Sorry for the delayed response...I've got some difficult family things to work on IRL that are taking priority...
On 11/12/2015 05:23 PM, Timur Tabi wrote:
On 11/12/2015 06:06 PM, Al Stone wrote:
If it is a NAK, that's fine, but I also want to be sure I understand what the objections are. Based on my understanding of the discussion so far over the multiple versions, I think the primary objection is that the use of pretimeout makes this driver too complex, and indeed complex enough that there is some concern that it could destabilize a running system. Do I have that right?
I don't have a problem with the concept of pre-timeout per se. My primary objection is this code:
+static irqreturn_t sbsa_gwdt_interrupt(int irq, void *dev_id) +{
struct sbsa_gwdt *gwdt = (struct sbsa_gwdt *)dev_id;
struct watchdog_device *wdd = &gwdt->wdd;
/* We don't use pretimeout, trigger WS1 now */
if (!wdd->pretimeout)
sbsa_gwdt_set_wcv(wdd, 0);
This driver depends on an interrupt handler in order to properly program the hardware. Unlike some other devices, the SBSA watchdog does not need assistance to reset on a timeout -- it is a "fire and forget" device. What happens if there is a hard lockup, and interrupts no longer work?

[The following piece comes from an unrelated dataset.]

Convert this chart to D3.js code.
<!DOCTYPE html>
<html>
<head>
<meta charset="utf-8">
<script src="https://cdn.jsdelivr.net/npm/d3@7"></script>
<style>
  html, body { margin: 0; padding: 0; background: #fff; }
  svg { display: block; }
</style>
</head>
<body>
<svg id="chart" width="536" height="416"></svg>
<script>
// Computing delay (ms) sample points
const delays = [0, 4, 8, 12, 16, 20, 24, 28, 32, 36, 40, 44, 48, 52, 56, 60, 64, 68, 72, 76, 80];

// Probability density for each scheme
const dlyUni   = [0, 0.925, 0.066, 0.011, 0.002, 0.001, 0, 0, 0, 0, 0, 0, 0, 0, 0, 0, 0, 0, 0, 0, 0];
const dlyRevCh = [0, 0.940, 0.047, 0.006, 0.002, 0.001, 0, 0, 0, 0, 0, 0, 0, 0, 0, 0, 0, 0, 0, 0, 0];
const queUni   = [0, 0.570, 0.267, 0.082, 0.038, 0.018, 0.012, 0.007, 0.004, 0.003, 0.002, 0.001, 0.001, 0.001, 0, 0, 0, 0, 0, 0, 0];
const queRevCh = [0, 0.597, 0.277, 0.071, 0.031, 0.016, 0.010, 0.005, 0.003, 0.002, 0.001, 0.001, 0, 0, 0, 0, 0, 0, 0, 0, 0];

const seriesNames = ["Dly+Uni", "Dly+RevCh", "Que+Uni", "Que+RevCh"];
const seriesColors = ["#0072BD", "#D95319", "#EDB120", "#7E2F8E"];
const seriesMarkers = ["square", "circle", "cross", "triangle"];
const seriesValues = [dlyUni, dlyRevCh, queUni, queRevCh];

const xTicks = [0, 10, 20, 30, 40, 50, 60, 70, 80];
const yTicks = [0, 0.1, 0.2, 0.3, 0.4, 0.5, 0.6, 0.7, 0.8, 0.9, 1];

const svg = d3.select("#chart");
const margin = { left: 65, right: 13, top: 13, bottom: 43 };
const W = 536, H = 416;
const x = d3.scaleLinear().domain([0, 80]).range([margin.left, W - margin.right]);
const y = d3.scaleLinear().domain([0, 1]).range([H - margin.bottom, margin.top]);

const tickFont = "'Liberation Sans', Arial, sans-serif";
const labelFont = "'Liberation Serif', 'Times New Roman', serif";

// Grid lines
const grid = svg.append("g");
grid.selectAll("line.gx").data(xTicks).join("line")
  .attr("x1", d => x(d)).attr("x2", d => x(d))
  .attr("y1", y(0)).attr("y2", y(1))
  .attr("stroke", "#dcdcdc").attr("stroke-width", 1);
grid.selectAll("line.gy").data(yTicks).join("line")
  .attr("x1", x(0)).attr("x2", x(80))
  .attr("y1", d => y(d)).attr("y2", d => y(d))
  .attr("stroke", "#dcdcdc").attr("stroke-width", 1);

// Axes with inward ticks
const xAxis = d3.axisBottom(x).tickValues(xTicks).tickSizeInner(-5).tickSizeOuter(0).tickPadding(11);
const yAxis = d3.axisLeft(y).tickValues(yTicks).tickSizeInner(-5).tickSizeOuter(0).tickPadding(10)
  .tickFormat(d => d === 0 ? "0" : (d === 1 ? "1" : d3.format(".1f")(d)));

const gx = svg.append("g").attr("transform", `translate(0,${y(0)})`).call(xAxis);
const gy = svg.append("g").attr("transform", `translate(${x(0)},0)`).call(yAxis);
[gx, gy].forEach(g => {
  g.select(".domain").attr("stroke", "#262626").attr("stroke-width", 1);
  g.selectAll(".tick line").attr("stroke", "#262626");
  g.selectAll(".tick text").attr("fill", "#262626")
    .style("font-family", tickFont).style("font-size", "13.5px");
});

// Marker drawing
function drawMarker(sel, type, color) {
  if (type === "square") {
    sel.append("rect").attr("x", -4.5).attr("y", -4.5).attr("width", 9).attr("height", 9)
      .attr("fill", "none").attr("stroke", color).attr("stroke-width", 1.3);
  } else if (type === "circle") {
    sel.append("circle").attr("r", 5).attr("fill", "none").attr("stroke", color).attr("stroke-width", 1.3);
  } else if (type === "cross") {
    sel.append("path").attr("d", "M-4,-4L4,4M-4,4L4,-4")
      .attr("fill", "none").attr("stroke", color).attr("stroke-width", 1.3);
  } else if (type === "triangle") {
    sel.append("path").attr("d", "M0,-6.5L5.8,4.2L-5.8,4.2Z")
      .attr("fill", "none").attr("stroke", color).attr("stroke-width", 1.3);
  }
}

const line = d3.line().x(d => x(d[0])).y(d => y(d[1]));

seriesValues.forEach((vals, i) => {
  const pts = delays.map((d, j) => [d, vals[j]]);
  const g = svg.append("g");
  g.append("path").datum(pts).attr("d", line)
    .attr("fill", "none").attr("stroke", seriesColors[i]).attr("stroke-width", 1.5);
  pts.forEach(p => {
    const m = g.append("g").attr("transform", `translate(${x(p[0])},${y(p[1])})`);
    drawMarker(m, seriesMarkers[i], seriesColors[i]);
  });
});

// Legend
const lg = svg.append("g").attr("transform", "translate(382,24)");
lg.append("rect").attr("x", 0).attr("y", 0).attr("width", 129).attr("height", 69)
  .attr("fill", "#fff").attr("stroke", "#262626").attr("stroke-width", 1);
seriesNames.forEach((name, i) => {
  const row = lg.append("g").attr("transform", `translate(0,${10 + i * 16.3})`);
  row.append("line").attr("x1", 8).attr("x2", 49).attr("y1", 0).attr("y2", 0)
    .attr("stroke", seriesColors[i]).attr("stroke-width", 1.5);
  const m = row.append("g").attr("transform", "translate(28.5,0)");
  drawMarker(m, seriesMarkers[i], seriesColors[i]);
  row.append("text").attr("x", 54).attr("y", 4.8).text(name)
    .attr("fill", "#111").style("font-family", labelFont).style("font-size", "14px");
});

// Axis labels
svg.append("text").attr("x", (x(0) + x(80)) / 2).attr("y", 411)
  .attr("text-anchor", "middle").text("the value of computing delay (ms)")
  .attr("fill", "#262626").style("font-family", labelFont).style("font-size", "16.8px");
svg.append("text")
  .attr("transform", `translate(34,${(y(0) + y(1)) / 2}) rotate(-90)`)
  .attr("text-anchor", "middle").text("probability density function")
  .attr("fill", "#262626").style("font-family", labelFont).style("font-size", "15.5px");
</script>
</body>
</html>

Aha. I see now. That helps clarify a lot. Thanks.
The reason why Fu does this is because he wants to support a pre-timeout value that's independent of the timeout value. The SBSA watchdog is normally programmed where real timeout equals twice the pre-timeout. I would prefer that the driver adhere to this limitation. That would eliminate the need to pre-program the hardware in the interrupt handler.
The "normally programmed" limitation described is interesting; forgive my ignorance, but where is that specified? I couldn't find anything that specific in the SBSA, or the ARM ARM, but I could have missed it. That being said, keeping them independent at least seems like a good idea; if I think about kdump/kexec or some other recovery mechanism wanting to perhaps copy part of RAM or flush a filesystem/database, or maybe do some other magic to recover enough to be able to reset the timer, that may be a really long interval on a large server. I could easily see that being very different from a watchdog timer that's meant to just make sure the platform is still making progress. Conversely, I could see that recovery interval being very small or zero on a guest OS, for example, and the watchdog still different.

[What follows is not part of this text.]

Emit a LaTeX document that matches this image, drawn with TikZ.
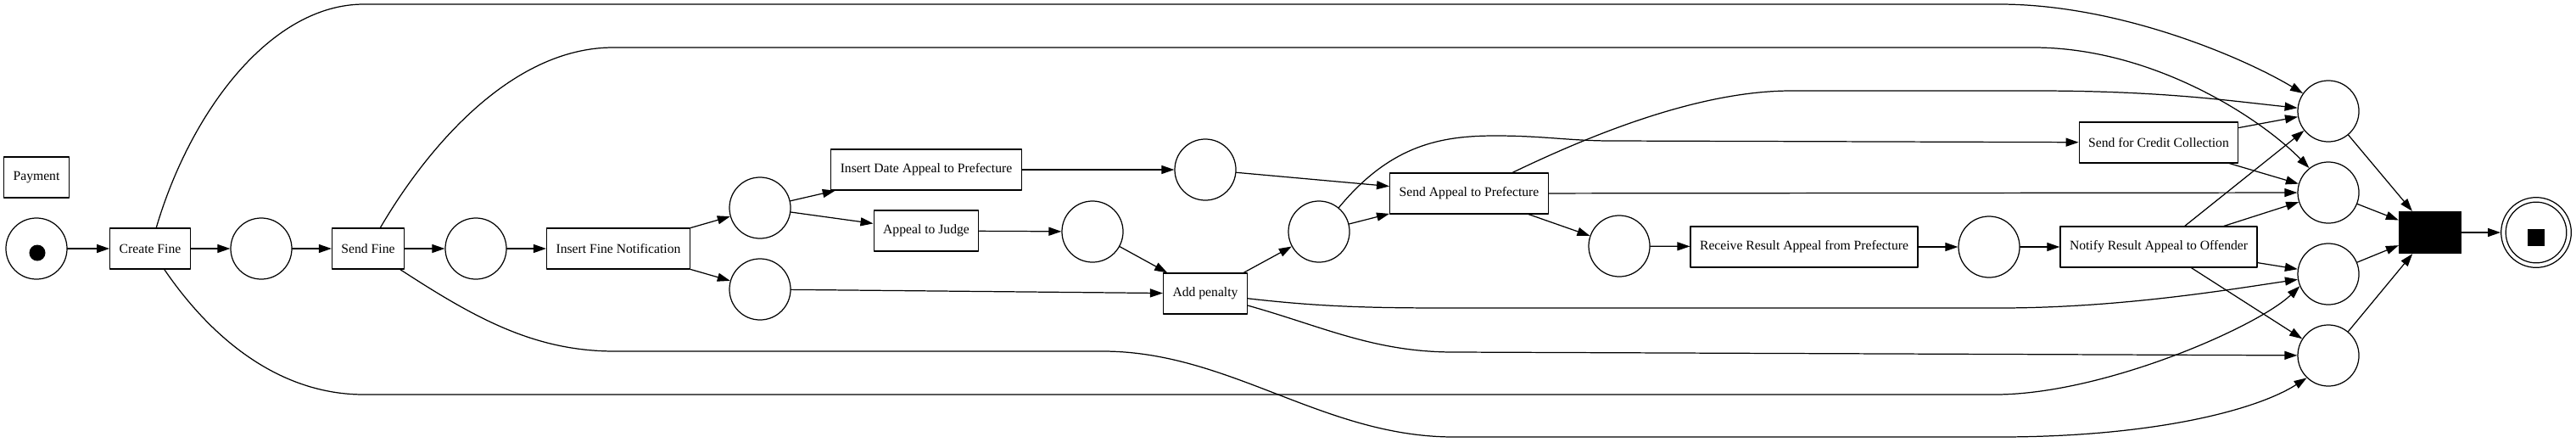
\documentclass[tikz,border=0pt]{standalone}
\usepackage{fontspec}
\setmainfont{Liberation Serif}
\usetikzlibrary{arrows.meta}

\begin{document}
\begin{tikzpicture}[line cap=round,line join=round,x=0.01cm,y=-0.01cm,line width=0.35pt,
	>={Triangle[length=0.15cm,width=0.1cm]},
	every node/.style={font=\fontsize{4.45}{5.3}\selectfont,line width=0.35pt},
	trans/.style={draw,rectangle,minimum height=0.48cm,inner xsep=0.11cm,inner ysep=0pt},
	place/.style={draw,circle,minimum size=0.72cm,inner sep=0pt},
	token/.style={fill,circle,minimum size=0.19cm,inner sep=0pt},
	arc/.style={->}]

\useasboundingbox (0,0) rectangle (3037,527);

% transitions and places, left to right
\node[trans] (pay) at (43,209) {Payment};
\node[place] (start) at (43,293) {};
\node[token] (starttok) at (44,298) {};
\node[trans] (cf) at (177,293) {Create Fine};
\node[place] (p1) at (308,293) {};
\node[trans] (sf) at (434,293) {Send Fine};
\node[place] (p2) at (561,293) {};
\node[trans] (ifn) at (729,293) {Insert Fine Notification};
\node[place] (p3) at (896,245) {};
\node[place] (p4) at (896,341) {};
\node[trans] (idap) at (1092,200) {Insert Date Appeal to Prefecture};
\node[trans] (aj) at (1092,272) {Appeal to Judge};
\node[place] (p5) at (1288,273) {};
\node[place] (p6) at (1421,200) {};
\node[trans] (ap) at (1421,346) {Add penalty};
\node[place] (p7) at (1555,273) {};
\node[trans] (sap) at (1732,228) {Send Appeal to Prefecture};
\node[place] (p8) at (1909,290) {};
\node[trans] (rrap) at (2127,291) {Receive Result Appeal from Prefecture};
\node[place] (p9) at (2345,291) {};
\node[trans] (nrao) at (2545,291) {Notify Result Appeal to Offender};
\node[trans] (scc) at (2545,168) {Send for Credit Collection};
\node[place] (q1) at (2745,131) {};
\node[place] (q2) at (2745,227) {};
\node[place] (q3) at (2745,323) {};
\node[place] (q4) at (2745,419) {};
\node[draw,fill=black,minimum width=0.73cm,minimum height=0.49cm,inner sep=0pt] (tend) at (2865,274) {};
\node[place,minimum size=0.826cm] (fin) at (2990,274) {};
\draw (fin.center) circle[radius=0.358cm];
\node[fill,minimum size=0.2cm,inner sep=0pt] (fintok) at (2990,280) {};

% straight arcs
\draw[arc] (start) -- (cf);
\draw[arc] (cf) -- (p1);
\draw[arc] (p1) -- (sf);
\draw[arc] (sf) -- (p2);
\draw[arc] (p2) -- (ifn);
\draw[arc] (ifn) -- (p3);
\draw[arc] (ifn) -- (p4);
\draw[arc] (p3) -- (idap);
\draw[arc] (p3) -- (aj);
\draw[arc] (idap) -- (p6);
\draw[arc] (aj) -- (p5);
\draw[arc] (p5) -- (ap);
\draw[arc] (p4) -- (ap);
\draw[arc] (ap) -- (p7);
\draw[arc] (p6) -- (sap);
\draw[arc] (p7) -- (sap);
\draw[arc] (sap) -- (p8);
\draw[arc] (sap) -- (q2);
\draw[arc] (p8) -- (rrap);
\draw[arc] (rrap) -- (p9);
\draw[arc] (p9) -- (nrao);
\draw[arc] (scc) -- (q1);
\draw[arc] (scc) -- (q2);
\draw[arc] (nrao) -- (q1);
\draw[arc] (nrao) -- (q2);
\draw[arc] (nrao) -- (q3);
\draw[arc] (nrao) -- (q4);
\draw[arc] (q1) -- (tend);
\draw[arc] (q2) -- (tend);
\draw[arc] (q3) -- (tend);
\draw[arc] (q4) -- (tend);
\draw[arc] (tend) -- (fin);

% long curved arcs
\draw[arc] (cf) .. controls (225,130) and (320,5) .. (429,5) -- (2357,5)
	.. controls (2500,5) and (2647,69) .. (q1.145);
\draw[arc] (sf) .. controls (500,180) and (600,56) .. (723,56) -- (2397,56)
	.. controls (2540,56) and (2667,141) .. (q2.128);
\draw[arc] (cf) .. controls (250,400) and (330,465) .. (429,465) -- (2352,465)
	.. controls (2480,465) and (2662,385) .. (q3.203);
\draw[arc] (sf) .. controls (560,375) and (630,414) .. (725,414) -- (1300,414)
	.. controls (1450,414) and (1560,515) .. (1714,515) -- (2357,515)
	.. controls (2540,515) and (2661,483) .. (q4.226);
\draw[arc] (ap) .. controls (1560,362) and (1620,363) .. (1714,363) -- (2357,363)
	.. controls (2500,363) and (2630,341) .. (q3.190);
\draw[arc] (ap) .. controls (1560,385) and (1620,415) .. (1714,415) -- (q4);
\draw[arc] (sap) .. controls (1890,152) and (2010,107) .. (2112,107) -- (2400,107)
	.. controls (2550,107) and (2630,119) .. (q1.174);
\draw[arc] (p7) .. controls (1640,170) and (1700,160) .. (1763,160)
	.. controls (1820,160) and (1850,166) .. (1900,166) -- (scc);
\end{tikzpicture}
\end{document}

And finally, a simpler, single stage timeout watchdog driver would be a reasonable thing to accept, yes? I can see where that would make sense.
I would be okay with merging such a driver, and then enhancing it later to add pre-timeout support.
The issue for me in that case is that the SBSA requires a two stage timeout, so a single stage driver has no real value for me.
There are plenty of existing watchdog devices that have a two-stage timeout but the driver treats it as a single stage. The PowerPC watchdog driver is like that. The hardware is programmed for the second stage to cause a hardware reset, and the interrupt handler is typically a no-op or just a printk().
Hrm. Thanks for the pointer. I _think_ I see a way to do that with arm64, and perhaps combine this driver's functionality with what Timur did originally, but still have it reasonably straightforward. I need to do the experiments, though, and see if it actually works first.